A Liga da Justiça antes da Liguinha

A Liga da Justiça de Keith Giffen, J. M. DeMatteis e Kevin Maguire, apelidada por aqui como a Liguinha (tanto de forma carinhosa como desmerecedora), está sendo republicada pela Salvat e pela Panini, em edições de luxo ou em formatos mais acessíveis, o que permite aos leitores novos e veteranos acesso à um dos gibis mais inquietantes já publicados. Seu sucesso se deu ao polarizar opiniões, por conta do tom bem humorado e até mesmo escrachado de suas histórias. Essa é a imagem que ficou da série, afinal, as piadas recorrentes, as situações infames e as caracterizações hilárias de muitos personagens eram marcas registradas dessa formação da Liga. Mas, como muitos poderão rever e outros conferir pela primeira vez, o começo da série não foi exatamente uma comédia.
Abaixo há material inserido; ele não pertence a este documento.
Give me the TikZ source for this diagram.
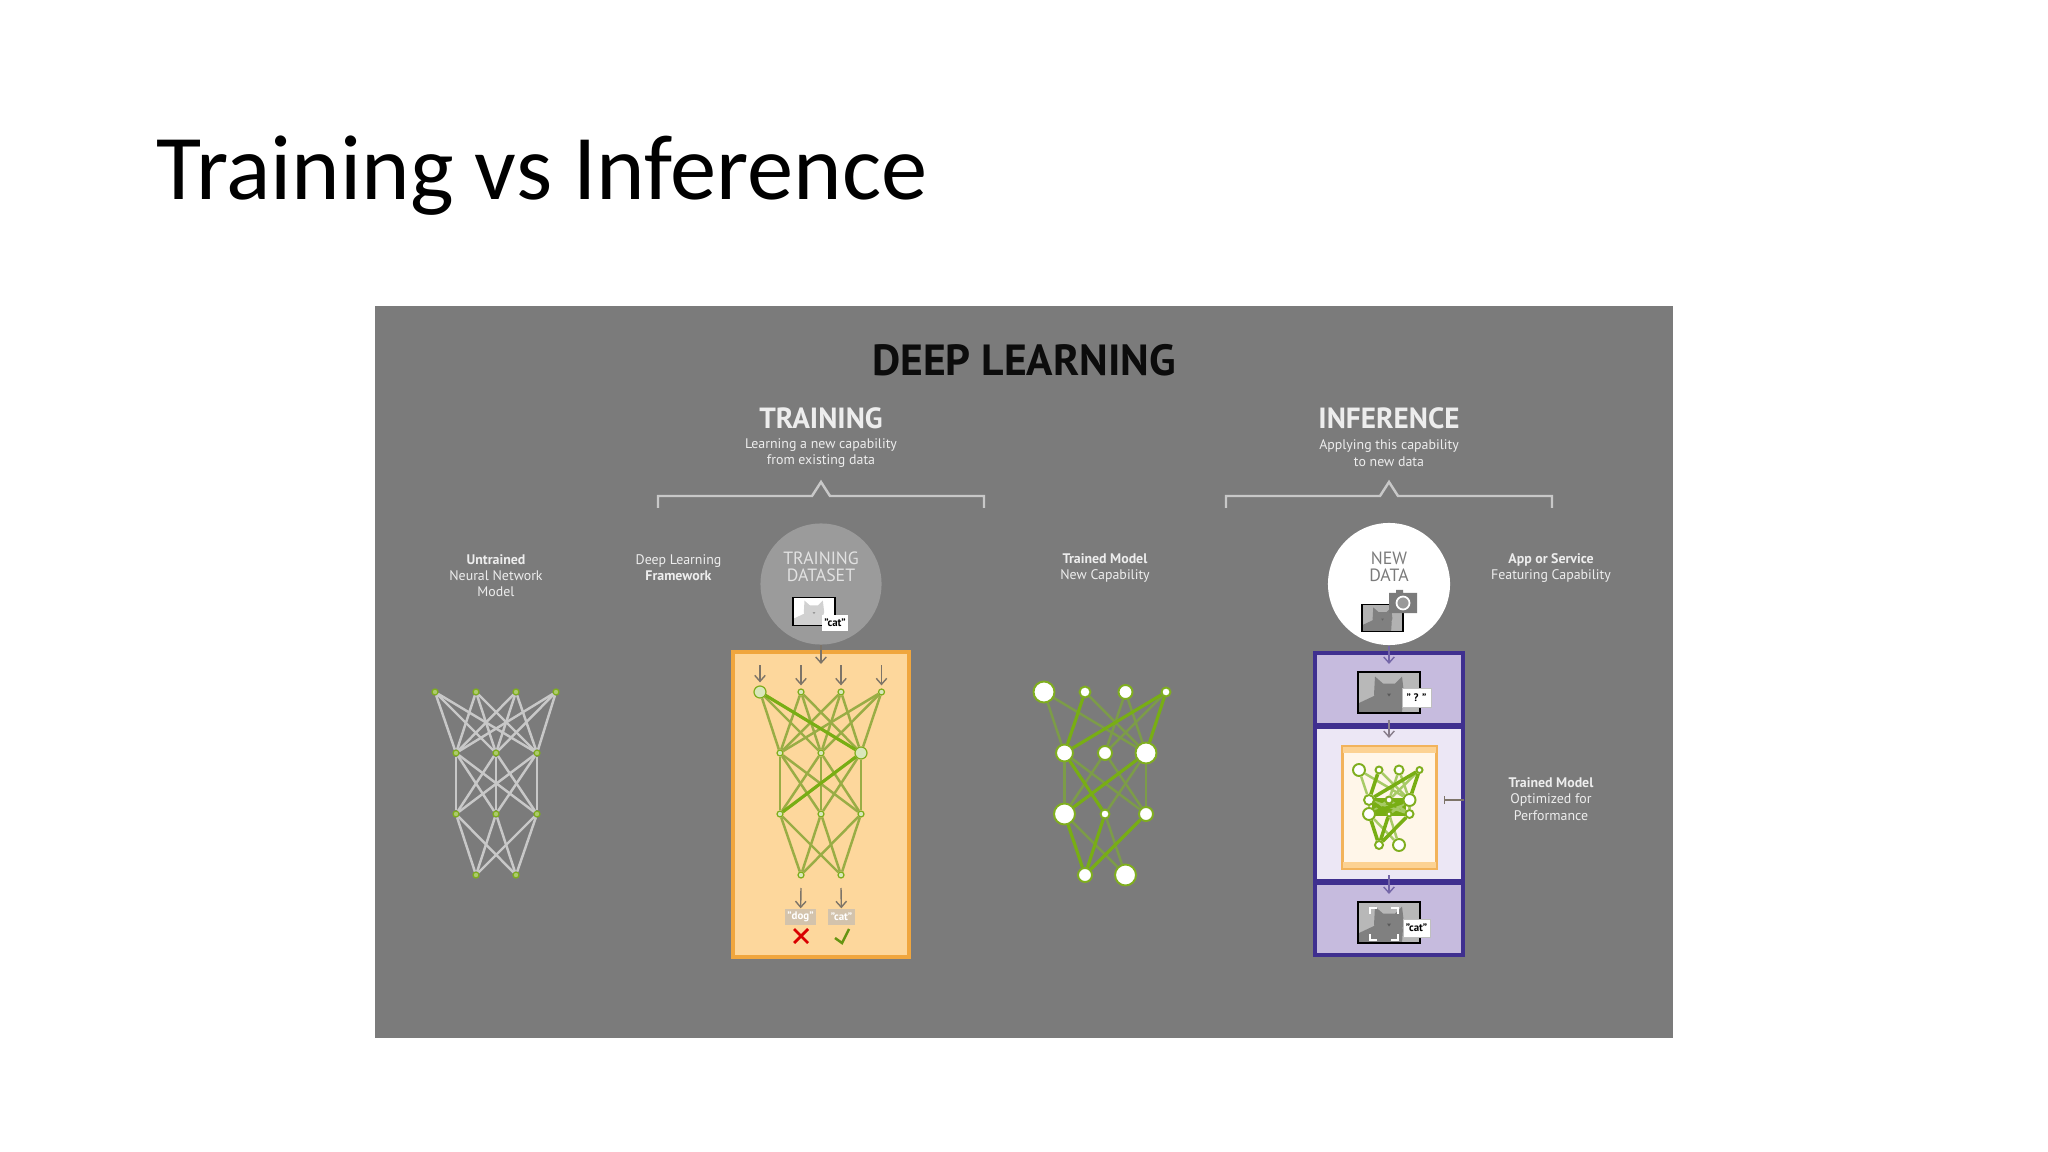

Na verdade, pelo cenário que gerou essa formação da Liga da Justiça, as expectativas eram outras e o desenvolvimento inicial da série mais incomum ainda. A Liga sempre ocupou o posto de superequipe número 1 da DC Comics, tanto por ser formada pelos maiores e mais populares heróis, quanto pelo escopo de suas histórias. Tudo mudou com a tentativa de humanizar o grupo em 1983, destruindo todo seu aspecto de panteão com uma invasão de marcianos brancos que resultou na perda da Base Satélite, a dissolução da equipe e reorganização com alguns veteranos e um punhado de novatos. Veio a Crise nas Infinitas Terras e suas consequências, a exemplo das mudanças que afastaram Superman, Mulher-Maravilha e outros definitivamente da Liga da Justiça. E com o evento Lendas, produzido por John Ostrander e John Byrne, a DC encerrou o experimento frustrado com a Liga de Detroit, como foi apelidada a formação com os novatos. Tornou-se clara a necessidade de retornar a Liga da Justiça à sua aura de grandeza.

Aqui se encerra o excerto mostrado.